Main research field of this group is the study of properties of main enzymes of drug metabolism, cytochromes P450. These enzymes metabolize, generally speaking, most of the xenobiotics (drugs, environmental pollutants etc.). Cytochromes P450 are hemoproteins known to bind molecular oxygen and nonpolar substrates. Molecular oxygen is in the majority of P450-catalyzed reactions activated and subsequently splitted to two atoms, one of them is then incorporated (by monooxygenation reaction) into substrate molecule forming mostly hydroxylated products and the second forms water molecule.
The reaction is conditioned by uptake of two electrons from the
respective coenzymes (NADPH+ or NADP+). Cytochromes P450 are responsible for
metabolism of more than three thirds of drugs with known metabolic pathways.
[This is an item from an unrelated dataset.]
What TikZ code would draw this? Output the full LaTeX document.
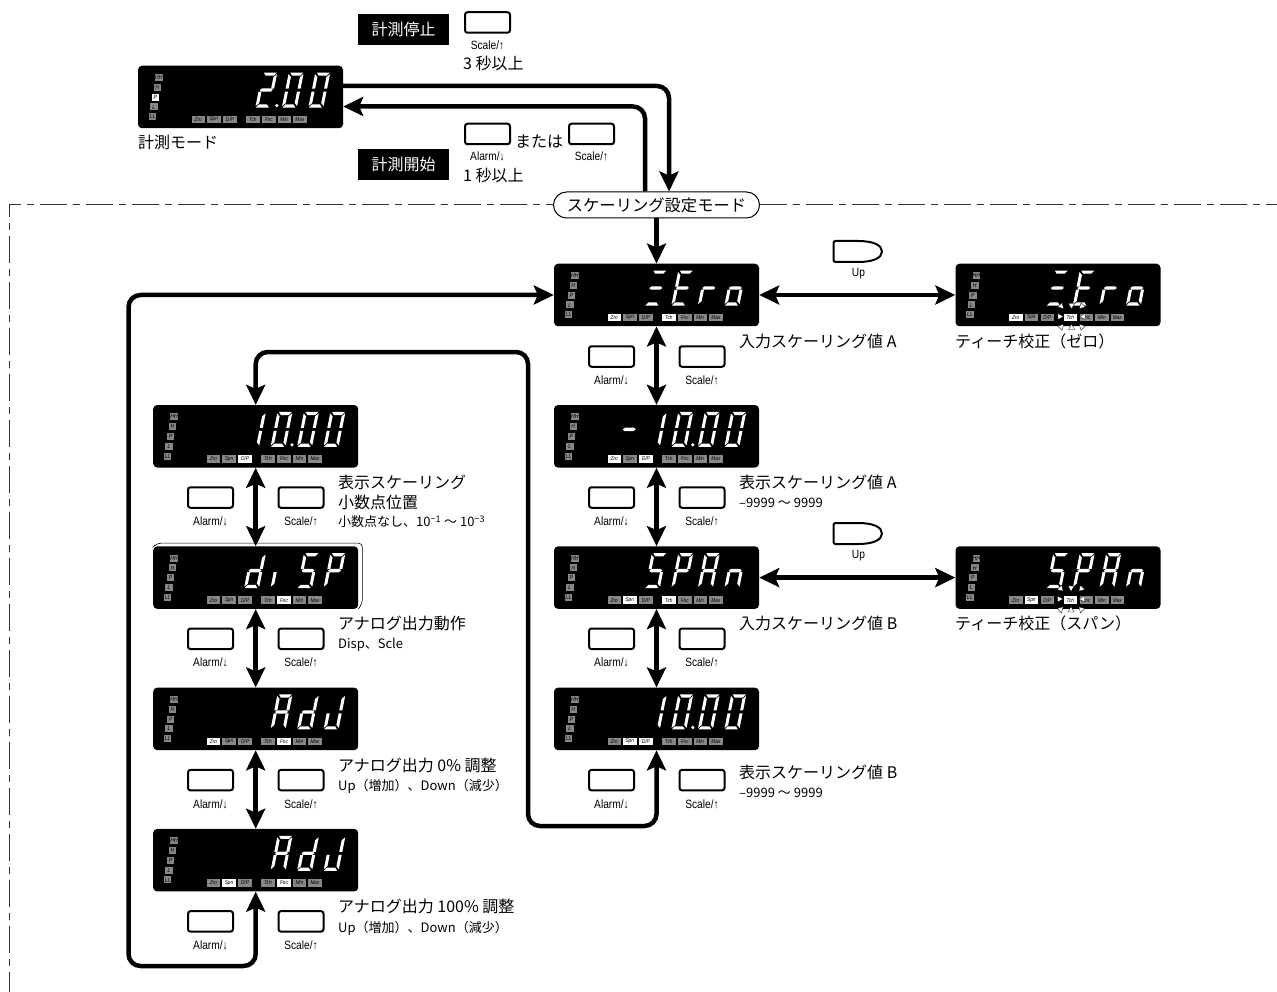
\documentclass[tikz,border=0pt]{standalone}
\usepackage{fontspec}
\setmainfont{Noto Sans CJK JP}
\newfontfamily\keyfont[FakeStretch=0.85]{Liberation Sans}
\usetikzlibrary{arrows.meta, positioning, calc}
\definecolor{lampgrey}{RGB}{135, 135, 135}
\definecolor{framegrey}{RGB}{50, 50, 50}

% segments of one display digit
\newcommand{\sega}{\fill[white] (1.5,0) -- (14.5,0) -- (12,3.2) -- (4,3.2) -- cycle;}
\newcommand{\segb}{\fill[white] (15,1.5) -- (15,16) -- (12,16) -- (12,4.5) -- cycle;}
\newcommand{\segc}{\fill[white] (15,19) -- (15,33.5) -- (12,30.5) -- (12,19) -- cycle;}
\newcommand{\segd}{\fill[white] (0.5,35) -- (13.5,35) -- (11,31.8) -- (3,31.8) -- cycle;}
\newcommand{\sege}{\fill[white] (0,19) -- (3,19) -- (3,30.5) -- (0,33.5) -- cycle;}
\newcommand{\segf}{\fill[white] (0,1.5) -- (3,4.5) -- (3,16) -- (0,16) -- cycle;}
\newcommand{\segg}{\fill[white] (1,17.5) -- (3,15.8) -- (12,15.8) -- (14,17.5) -- (12,19.2) -- (3,19.2) -- cycle;}
\newcommand{\segdigit}[2]{%
  \begin{scope}[shift={(#1+7,7)}, xslant=0.2]
    \foreach \s in {#2}{\csname seg\s\endcsname}
  \end{scope}}
\newcommand{\segdot}{\fill[white] (139,40) circle (1.8);}

% lamps of a panel, then its digits
\newcommand{\panelmarks}[3]{%
  \begin{scope}[shift={(#1.north west)}, #2]
    \foreach \x/\y/\k in {21/12/HH, 19.5/21.8/H, 17.5/31.6/P, 16/41.4/L, 14.7/51.2/LL}{
      \node[lamp, tag \k/.try] (#1-\k) at (\x,\y) {\k};
    }
    \foreach \x/\k/\t in {60.5/Zro/Zro, 76/Spn/Spn, 92/DP/{D/P}, 115/Tch/Tch, 131/Fnc/Fnc, 146.5/Min/Min, 162/Max/Max}{
      \node[tagbox, tag \k/.try] (#1-\k) at (\x,54) {\t};
    }
    #3
  \end{scope}}

\newcommand{\keybtn}[5][8pt]{%
  \node[keybox] (#2) at (#3,#4) {};
  \node[keylabel, below=#1 of #2] (#2-label) {#5};}

\newcommand{\upbtn}[2]{%
  \draw[line width=2pt, fill=white, rounded corners=2pt] (833.5,#2+241) -- (845,#2+241) [rounded corners=0pt] -- (858,#2+241)
    .. controls (873,#2+241) and (882,#2+245) .. (882,#2+251.5)
    .. controls (882,#2+258) and (873,#2+262) .. (858,#2+262) [rounded corners=2pt] -- (833.5,#2+262) -- cycle;
  \node[keylabel] (#1) at (858.5,#2+273.5) {Up};}

% blinking marks round the Tch lamp
\newcommand{\sparks}[2]{%
  \foreach \a/\r in {0/13.5, 45/16.5, 90/13, 135/16.5, 180/13.5, 225/16.5, 270/13, 315/16.5}{
    \fill[white, draw=black, line width=0.3pt, shift={(#1,#2)}, rotate=\a] (\r,-3) -- (\r,3) -- (\r-5.5,0) -- cycle;
  }}

\begin{document}
\begin{tikzpicture}[
    x=1pt, y=-1pt,
    panel/.style={rectangle, rounded corners=4pt, fill=black, minimum width=205pt, minimum height=62.5pt, inner sep=0pt},
    lamp/.style={rectangle, fill=lampgrey, minimum height=7pt, minimum width=7.5pt, inner sep=0pt, font=\keyfont\fontsize{6}{6}\selectfont\itshape},
    tagbox/.style={rectangle, fill=lampgrey, minimum height=7.5pt, minimum width=13.5pt, inner sep=0pt, font=\keyfont\fontsize{5.6}{6}\selectfont\itshape},
    lit/.style={tag #1/.style={fill=white}},
    keybox/.style={rectangle, rounded corners=2.5pt, draw=black, line width=2pt, fill=white, minimum width=45pt, minimum height=20.5pt, inner sep=0pt},
    keylabel/.style={font=\keyfont\fontsize{12}{13}\selectfont, inner sep=0pt},
    title/.style={rectangle, fill=black, text=white, minimum width=91pt, minimum height=31pt, inner sep=0pt, font=\fontsize{16}{18}\selectfont},
    note/.style={anchor=west, inner sep=0pt, font=\fontsize{16}{18}\selectfont},
    notesm/.style={anchor=west, inner sep=0pt, font=\fontsize{13}{15}\selectfont},
    modebox/.style={rectangle, rounded corners=13pt, draw=black, line width=1pt, fill=white, minimum width=206pt, minimum height=26pt, inner sep=0pt, font=\fontsize{16.3}{18}\selectfont},
    arr/.style={-{Stealth[length=20pt,width=19pt,inset=4pt]}, line width=4.5pt},
    arrb/.style={{Stealth[length=20pt,width=19pt,inset=4pt]}-{Stealth[length=20pt,width=19pt,inset=4pt]}, line width=4.5pt},
    frameline/.style={line width=1pt, framegrey, dash pattern=on 27pt off 6pt on 7pt off 6pt},
]
\useasboundingbox (0,0) rectangle (1277,992);

\node[panel] (measure) at (240.5,97) {};
\node[panel] (zero) at (656.5,295) {};
\node[panel] (inputa) at (656.5,436.3) {};
\node[panel] (span) at (656.5,577.6) {};
\node[panel] (inputb) at (656.5,718.9) {};
\node[panel] (teachz) at (1058,295) {};
\node[panel] (teachs) at (1058,577.6) {};
\node[panel] (point) at (255.7,436.3) {};
\node[panel] (disp) at (255.7,577.6) {};
\node[panel] (adjz) at (255.7,718.9) {};
\node[panel] (adjf) at (255.7,860.2) {};

\panelmarks{measure}{lit=P}{\segdigit{117.5}{a,b,g,e,d}\segdot\segdigit{144}{a,b,c,d,e,f}\segdigit{170.5}{a,b,c,d,e,f}}
\panelmarks{zero}{lit=Zro, lit=Tch}{\segdigit{91}{a,g,d}\segdigit{117.5}{a,f,g,e,d}\segdigit{144}{e,g}\segdigit{170.5}{c,d,e,g}}
\panelmarks{inputa}{lit=Zro, lit=DP}{\segdigit{64.5}{g}\segdigit{91}{b,c}\segdigit{117.5}{a,b,c,d,e,f}\segdot\segdigit{144}{a,b,c,d,e,f}\segdigit{170.5}{a,b,c,d,e,f}}
\panelmarks{span}{lit=Spn, lit=Tch}{\segdigit{91}{a,f,g,c,d}\segdigit{117.5}{a,b,f,g,e}\segdigit{144}{a,b,c,e,f,g}\segdigit{170.5}{e,g,c}}
\panelmarks{inputb}{lit=Spn, lit=DP}{\segdigit{91}{b,c}\segdigit{117.5}{a,b,c,d,e,f}\segdot\segdigit{144}{a,b,c,d,e,f}\segdigit{170.5}{a,b,c,d,e,f}}
\panelmarks{teachz}{lit=Zro, lit=Tch}{\segdigit{91}{a,g,d}\segdigit{117.5}{a,f,g,e,d}\segdigit{144}{e,g}\segdigit{170.5}{c,d,e,g}}
\panelmarks{teachs}{lit=Spn, lit=Tch}{\segdigit{91}{a,f,g,c,d}\segdigit{117.5}{a,b,f,g,e}\segdigit{144}{a,b,c,e,f,g}\segdigit{170.5}{e,g,c}}
\panelmarks{point}{lit=DP}{\segdigit{91}{b,c}\segdigit{117.5}{a,b,c,d,e,f}\segdot\segdigit{144}{a,b,c,d,e,f}\segdigit{170.5}{a,b,c,d,e,f}}
\panelmarks{disp}{lit=Fnc}{\segdigit{91}{b,c,d,e,g}\segdigit{117.5}{e}\segdigit{144}{a,f,g,c,d}\segdigit{170.5}{a,b,f,g,e}}
\panelmarks{adjz}{lit=Zro, lit=Fnc}{\segdigit{117.5}{a,b,c,e,f,g}\segdigit{144}{b,c,d,e,g}\segdigit{170.5}{b,c,d,e}}
\panelmarks{adjf}{lit=Spn, lit=Fnc}{\segdigit{117.5}{a,b,c,e,f,g}\segdigit{144}{b,c,d,e,g}\segdigit{170.5}{b,c,d,e}}

\sparks{1071.5}{316.5}
\sparks{1071}{599}

% thin edge round the disp panel
\draw[line width=0.6pt, rounded corners=4pt] ([shift={(2pt,1pt)}]disp.north west) -- ([shift={(4pt,3pt)}]disp.north west) -- ([shift={(4pt,3pt)}]disp.north east) -- ([shift={(4pt,6pt)}]disp.south east) -- ([shift={(0pt,0pt)}]disp.south east);

\node[title] (stop) at (403.5,29.5) {計測停止};
\node[title] (start) at (403.5,164.5) {計測開始};
\keybtn[6.5pt]{stopkey}{487.5}{22.5}{Scale/↑}
\keybtn[6.5pt]{alarmkey}{487.5}{134}{Alarm/↓}
\keybtn[6.5pt]{scalekey}{591.5}{134}{Scale/↑}
\node[note] (threesec) at (463,63) {3 秒以上};
\node[note] (orword) at (515,142) {または};
\node[note] (onesec) at (463,175.5) {1 秒以上};

\node[modebox] (mode) at (656.5,205) {スケーリング設定モード};

% frame
\coordinate (corner) at (9,205);
\coordinate (frameb) at (9,992);
\coordinate (framer) at (1277,205);
\draw[frameline, dash phase=15pt] (corner) -- (mode.west);
\draw[frameline, dash phase=15pt] (corner) -- (frameb);
\draw[frameline] (mode.east) -- (framer);

% keys, right and left columns
\foreach \n/\y in {a/356.5, b/497.5, c/638.8, d/780.1}{
  \keybtn{ralarm\n}{611.5}{\y}{Alarm/↓}
  \keybtn{rscale\n}{702}{\y}{Scale/↑}
}
\foreach \n/\y in {a/497.5, b/638.8, c/780.1, d/921.4}{
  \keybtn{lalarm\n}{210.5}{\y}{Alarm/↓}
  \keybtn{lscale\n}{301}{\y}{Scale/↑}
}
\upbtn{upz}{0}
\upbtn{ups}{282}

% flow
\draw[arr, rounded corners=12pt] ([yshift=11pt]measure.east) -| ([xshift=12.5pt]mode.north);
\draw[arr, rounded corners=12pt] ([xshift=-11.5pt]mode.north) |- ([yshift=-9.5pt]measure.east);
\draw[arr] (mode.south) -- (zero.north);
\draw[arrb] (zero.south) -- (inputa.north);
\draw[arrb] (inputa.south) -- (span.north);
\draw[arrb] (span.south) -- (inputb.north);
\draw[arrb] (zero.east) -- (teachz.west);
\draw[arrb] (span.east) -- (teachs.west);
\draw[arrb] (point.south) -- (disp.north);
\draw[arrb] (disp.south) -- (adjz.north);
\draw[arrb] (adjz.south) -- (adjf.north);

\coordinate (loopa) at (128.5,966);
\coordinate (loopb) at (528,826);
\coordinate (loopc) at (528,352);
\draw[arrb, rounded corners=12pt] (zero.west) -| (loopa) -| (adjf.south);
\draw[arrb, rounded corners=12pt] (inputb.south) |- (loopb) -- (loopc) -| (point.north);

% notes
\node[note] (measurenote) at (138,142.5) {計測モード};
\node[note] (zeronote) at (739,341) {入力スケーリング値 A};
\node[note] (teachznote) at (955,341) {ティーチ校正（ゼロ）};
\node[note] (inputanote) at (739,482.5) {表示スケーリング値 A};
\node[notesm] (inputarange) at (739,503) {–9999 ～ 9999};
\node[note] (spannote) at (739,623.5) {入力スケーリング値 B};
\node[note] (teachsnote) at (955,623.5) {ティーチ校正（スパン）};
\node[note] (inputbnote) at (739,772.5) {表示スケーリング値 B};
\node[notesm] (inputbrange) at (739,793) {–9999 ～ 9999};
\node[note] (pointnote) at (338,482) {表示スケーリング};
\node[note] (pointnoteb) at (338,502) {小数点位置};
\node[notesm] (pointrange) at (338,522) {小数点なし、10\textsuperscript{−1} ～ 10\textsuperscript{−3}};
\node[note] (dispnote) at (338,623.5) {アナログ出力動作};
\node[notesm] (disprange) at (338,645) {Disp、Scle};
\node[note] (adjznote) at (338,765) {アナログ出力 0\% 調整};
\node[notesm] (adjzrange) at (338,786.5) {Up（増加）、Down（減少）};
\node[note] (adjfnote) at (338,906.5) {アナログ出力 100\% 調整};
\node[notesm] (adjfrange) at (338,928) {Up（増加）、Down（減少）};

\end{tikzpicture}
\end{document}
This is also why they are often responsible for bioavailability of a drug,
in other words, for effective concentration level in the target tissue.
Also, drug interactions at the level of drug metabolism are in most cases due to competition, inhibition or induction of P450 enzymes. These enzymes are not only metabolizing drugs, they also participate in biosynthetic pathways leading to production of many important endogenous compounds as e.g. steroid hormones, prostaglandins, thromboxanes. NO synthase, an enzyme of the last decade of the 20th century, is by its enzyme mechanism also a P450.
Studies on P450s begun with its discovery in1958; in former Czechoslovakia, a pioneer in drug metabolism studies was the late Prof. Antonín Jindra (Charles U., in Prague, then Comenius University in Bratislava).